Organic LEDs may have a bright future, but it would be brighter still if they were more efficient. Now researchers from the University of Utah in Salt Lake City have increased the electrolu-minescence efficiency of an organic LED sevenfold by substituting a holey piece of aluminum for the slab usually found in the devices.

The perforations in the aluminum were 150 nm in size and spaced 300 nm apart, measured from center to center. Those dimensions, said research team leader and physics professor Z. Valy Vardeny, were chosen based on the optical characteristics of the polymer at the heart of the light source.

“The perforated aluminum has resonances in the spectral range of the electroluminescent spectrum from the polymer active layer,” Vardeny said. “If we change the hole pattern, we lose the matching with the electroluminescent spectrum.”

That matching was key to the increased efficiency. In the simplest organic LED, an active organic semiconductor is sandwiched between two metallic electrodes. The electrodes supply the holes and electrons that combine inside the polymer to produce light. However, they also act as a barrier to surface emission and thereby reduce the LED’s efficiency.

Using a partially transparent material such as indium tin oxide to make the anode can lessen that problem. On the other hand, the cathode is typically fabricated of a thick, opaque material such as aluminum. As a result, much of the emitted light never makes it out of the organic LED structure, instead being converted into surface plasmons that will fade away.

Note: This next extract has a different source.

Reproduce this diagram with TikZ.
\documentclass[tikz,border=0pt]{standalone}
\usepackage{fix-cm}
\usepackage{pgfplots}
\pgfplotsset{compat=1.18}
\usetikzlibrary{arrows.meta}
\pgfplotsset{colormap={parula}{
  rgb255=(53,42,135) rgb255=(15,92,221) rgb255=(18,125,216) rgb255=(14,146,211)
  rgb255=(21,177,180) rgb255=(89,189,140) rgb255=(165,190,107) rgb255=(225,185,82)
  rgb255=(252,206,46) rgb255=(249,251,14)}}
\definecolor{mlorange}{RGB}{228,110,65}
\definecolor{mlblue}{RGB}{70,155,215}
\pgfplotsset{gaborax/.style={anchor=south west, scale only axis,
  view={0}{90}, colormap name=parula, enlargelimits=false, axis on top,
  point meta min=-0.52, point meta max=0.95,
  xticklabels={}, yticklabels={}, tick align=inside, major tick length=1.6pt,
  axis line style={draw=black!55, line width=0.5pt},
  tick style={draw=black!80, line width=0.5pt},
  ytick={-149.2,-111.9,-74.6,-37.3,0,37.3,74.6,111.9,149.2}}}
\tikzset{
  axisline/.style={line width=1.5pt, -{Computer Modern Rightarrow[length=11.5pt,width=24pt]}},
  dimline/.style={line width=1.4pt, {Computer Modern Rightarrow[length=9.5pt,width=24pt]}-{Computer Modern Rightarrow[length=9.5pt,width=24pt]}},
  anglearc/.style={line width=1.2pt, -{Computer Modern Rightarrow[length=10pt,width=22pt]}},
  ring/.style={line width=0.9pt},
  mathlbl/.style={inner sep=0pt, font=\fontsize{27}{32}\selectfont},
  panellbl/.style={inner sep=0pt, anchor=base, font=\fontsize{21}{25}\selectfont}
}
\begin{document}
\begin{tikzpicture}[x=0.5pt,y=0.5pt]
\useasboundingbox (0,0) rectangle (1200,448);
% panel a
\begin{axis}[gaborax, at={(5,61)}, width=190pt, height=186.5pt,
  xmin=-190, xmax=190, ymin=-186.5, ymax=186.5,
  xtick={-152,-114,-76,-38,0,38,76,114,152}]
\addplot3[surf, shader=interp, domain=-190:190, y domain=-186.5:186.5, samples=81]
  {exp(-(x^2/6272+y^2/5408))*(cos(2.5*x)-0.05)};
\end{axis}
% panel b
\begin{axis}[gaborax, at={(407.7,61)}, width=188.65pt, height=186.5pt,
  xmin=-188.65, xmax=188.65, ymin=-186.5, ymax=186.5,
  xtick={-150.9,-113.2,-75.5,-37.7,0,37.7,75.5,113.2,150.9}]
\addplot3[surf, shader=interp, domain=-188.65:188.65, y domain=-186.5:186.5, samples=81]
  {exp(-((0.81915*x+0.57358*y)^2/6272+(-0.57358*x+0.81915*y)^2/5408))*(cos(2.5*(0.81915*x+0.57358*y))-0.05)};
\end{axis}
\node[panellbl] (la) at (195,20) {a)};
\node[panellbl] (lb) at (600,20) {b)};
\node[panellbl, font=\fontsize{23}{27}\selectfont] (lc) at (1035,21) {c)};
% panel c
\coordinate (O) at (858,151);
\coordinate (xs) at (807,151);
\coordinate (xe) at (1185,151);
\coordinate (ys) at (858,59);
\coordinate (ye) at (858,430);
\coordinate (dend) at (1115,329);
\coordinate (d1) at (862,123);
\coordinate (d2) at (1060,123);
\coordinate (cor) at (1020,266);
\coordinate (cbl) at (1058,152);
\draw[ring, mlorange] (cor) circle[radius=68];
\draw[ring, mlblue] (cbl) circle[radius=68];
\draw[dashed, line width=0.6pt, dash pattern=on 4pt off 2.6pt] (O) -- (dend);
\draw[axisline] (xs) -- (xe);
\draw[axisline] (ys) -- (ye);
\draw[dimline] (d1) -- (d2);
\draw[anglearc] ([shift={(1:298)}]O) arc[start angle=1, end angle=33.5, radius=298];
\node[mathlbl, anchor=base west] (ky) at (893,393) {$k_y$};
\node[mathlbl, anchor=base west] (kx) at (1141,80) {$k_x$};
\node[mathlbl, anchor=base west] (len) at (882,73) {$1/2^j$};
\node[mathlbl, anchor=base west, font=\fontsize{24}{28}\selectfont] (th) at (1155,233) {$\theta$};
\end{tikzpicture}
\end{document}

The researchers noted that surface plasmons disappear only from a smooth metallic surface. So they had Nanonex Corp. of Princeton, N.J., fabricate an 80-nm-thick aluminum film with 150-nm holes in a 300-nm lattice over a 5 × 5-mm glass substrate. They also created a solid film of the same thickness as a control. They deposited an organic LED on both and compared the performance of the devices.

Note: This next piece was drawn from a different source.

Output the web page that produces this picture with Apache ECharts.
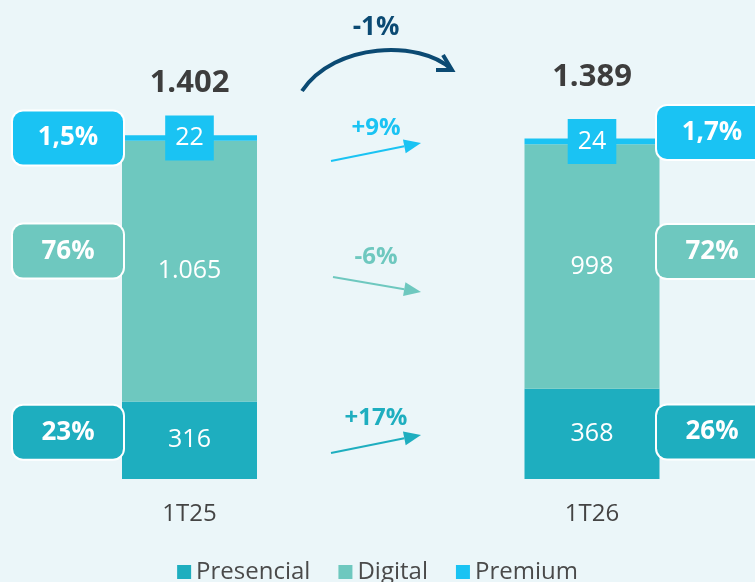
<!DOCTYPE html>
<html>
<head>
<meta charset="utf-8">
<script src="https://cdn.jsdelivr.net/npm/echarts@6/dist/echarts.min.js"></script>
<style>
  html, body { margin: 0; padding: 0; background: #ebf6f9; }
  #chart { width: 755px; height: 582px; }
</style>
</head>
<body>
<div id="chart"></div>
<script>
// data
const quarters = ['1T25', '1T26'];
const presencial = [316, 368];
const digital = [1065, 998];
const premium = [22, 24];
const totals = [1402, 1389];
const sharePresencial = ['23%', '26%'];
const shareDigital = ['76%', '72%'];
const sharePremium = ['1,5%', '1,7%'];
const growthTotal = '-1%';
const growthPresencial = '+17%';
const growthDigital = '-6%';
const growthPremium = '+9%';

const C_PRES = '#1eaebf';
const C_DIG = '#6ec8bf';
const C_PREM = '#1ac3f3';
const C_NAVY = '#0b4a73';
const FONT = '"Open Sans", sans-serif';

const fmt = n => String(n).replace(/\B(?=(\d{3})+(?!\d))/g, '.');

const midPres = presencial.map(v => v / 2);
const midDig = digital.map((v, i) => presencial[i] + v / 2);
const midPrem = premium.map((v, i) => presencial[i] + digital[i] + v / 2);

function barSeries(name, values, color, extraLabel) {
  return {
    name: name,
    type: 'bar',
    stack: 'total',
    barWidth: 135,
    data: values,
    itemStyle: { color: color },
    label: Object.assign({
      show: true,
      position: 'inside',
      color: '#fff',
      fontFamily: FONT,
      fontSize: 25,
      formatter: p => fmt(p.value)
    }, extraLabel || {})
  };
}

// share boxes beside the bars
function sideSeries(mids, shares, color, offsets) {
  return {
    type: 'scatter',
    symbolSize: 1,
    itemStyle: { color: 'rgba(0,0,0,0)', opacity: 1 },
    silent: true,
    z: 5,
    data: mids.map((m, i) => ({
      value: [quarters[i], m],
      label: {
        position: i === 0 ? 'left' : 'right',
        distance: i === 0 ? 121 : 119.5,
        offset: [0, offsets[i]]
      }
    })),
    label: {
      show: true,
      formatter: p => shares[p.dataIndex],
      backgroundColor: color,
      borderColor: '#fff',
      borderWidth: 2,
      borderRadius: 10,
      width: 110,
      height: 53,
      lineHeight: 53,
      align: 'center',
      verticalAlign: 'middle',
      color: '#fff',
      fontFamily: FONT,
      fontWeight: 'bold',
      fontSize: 26
    }
  };
}

function arrow(x1, y1, x2, y2, color) {
  const a = Math.atan2(y2 - y1, x2 - x1);
  const L = 17, W = 7;
  const bx = x2 - L * Math.cos(a), by = y2 - L * Math.sin(a);
  const px = -Math.sin(a) * W, py = Math.cos(a) * W;
  return [
    { type: 'line', shape: { x1: x1, y1: y1, x2: bx, y2: by }, style: { stroke: color, lineWidth: 2 } },
    { type: 'polygon', shape: { points: [[x2, y2], [bx + px, by + py], [bx - px, by - py]] }, style: { fill: color } }
  ];
}

function growthText(text, x, y, color, size) {
  return {
    type: 'text',
    style: {
      text: text, x: x, y: y, fill: color,
      font: 'bold ' + size + 'px ' + FONT,
      align: 'center', verticalAlign: 'middle',
      textAlign: 'center', textVerticalAlign: 'middle'
    }
  };
}

const chart = echarts.init(document.getElementById('chart'));
chart.setOption({
  backgroundColor: '#ebf6f9',
  animation: false,
  grid: { left: -11.75, right: -38.25, top: 87, bottom: 103, outerBoundsMode: 'none' },
  legend: {
    data: ['Presencial', 'Digital', 'Premium'],
    left: 'center',
    top: 560,
    icon: 'rect',
    itemWidth: 14,
    itemHeight: 14,
    itemGap: 28,
    padding: 0,
    textStyle: { fontFamily: FONT, fontSize: 24, color: '#4a4a4a' }
  },
  xAxis: {
    type: 'category',
    data: quarters,
    axisLine: { show: false },
    axisTick: { show: false },
    axisLabel: { fontFamily: FONT, fontSize: 24, color: '#444', margin: 23 }
  },
  yAxis: {
    type: 'value',
    min: 0,
    max: 1600,
    show: false,
    splitLine: { show: false }
  },
  series: [
    barSeries('Presencial', presencial, C_PRES),
    barSeries('Digital', digital, C_DIG),
    barSeries('Premium', premium, C_PREM, {
      backgroundColor: C_PREM,
      padding: [9, 10, 9, 10],
      lineHeight: 27
    }),
    {
      type: 'scatter',
      symbolSize: 1,
      itemStyle: { color: 'rgba(0,0,0,0)', opacity: 1 },
      silent: true,
      data: totals.map((t, i) => ({
        value: [quarters[i], t],
        label: { offset: [0, i === 0 ? 0 : -10] }
      })),
      label: {
        show: true,
        position: 'top',
        distance: 36,
        formatter: p => fmt(p.value[1]),
        color: '#3d3d3d',
        fontFamily: FONT,
        fontWeight: 'bold',
        fontSize: 31
      }
    },
    sideSeries(midPres, sharePresencial, C_PRES, [-8, -2]),
    sideSeries(midDig, shareDigital, C_DIG, [-20, -15]),
    sideSeries(midPrem, sharePremium, C_PREM, [0, -9])
  ],
  graphic: [
    growthText(growthTotal, 376, 28, C_NAVY, 26),
    {
      type: 'bezierCurve',
      shape: { x1: 302, y1: 91, cpx1: 335, cpy1: 42, cpx2: 420, cpy2: 40, x2: 451, y2: 69 },
      style: { stroke: C_NAVY, lineWidth: 4, fill: null }
    },
    {
      type: 'polyline',
      shape: { points: [[436, 70], [452, 70], [443, 55]] },
      style: { stroke: C_NAVY, lineWidth: 4, fill: null, lineJoin: 'miter' }
    },
    growthText(growthPremium, 376, 128, C_PREM, 24),
    ...arrow(331, 161, 421, 143, C_PREM),
    growthText(growthDigital, 376, 257, C_DIG, 24),
    ...arrow(333, 277, 421, 292, C_DIG),
    growthText(growthPresencial, 376, 418, C_PRES, 24),
    ...arrow(331, 453, 421, 435, C_PRES)
  ]
});
</script>
</body>
</html>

They found that the perforated cathode had seven times the electroluminescent efficiency because the holes in the aluminum converted some of the surface plasmons into luminescence.

Vardeny said that more research must be done but that there are plans to commercialize the technique. “We are in the process of patenting it,” he said. “Our patent office is in contact with several companies to buy the rights.”

Applied Physics Letters, April 4, 2005, 143501.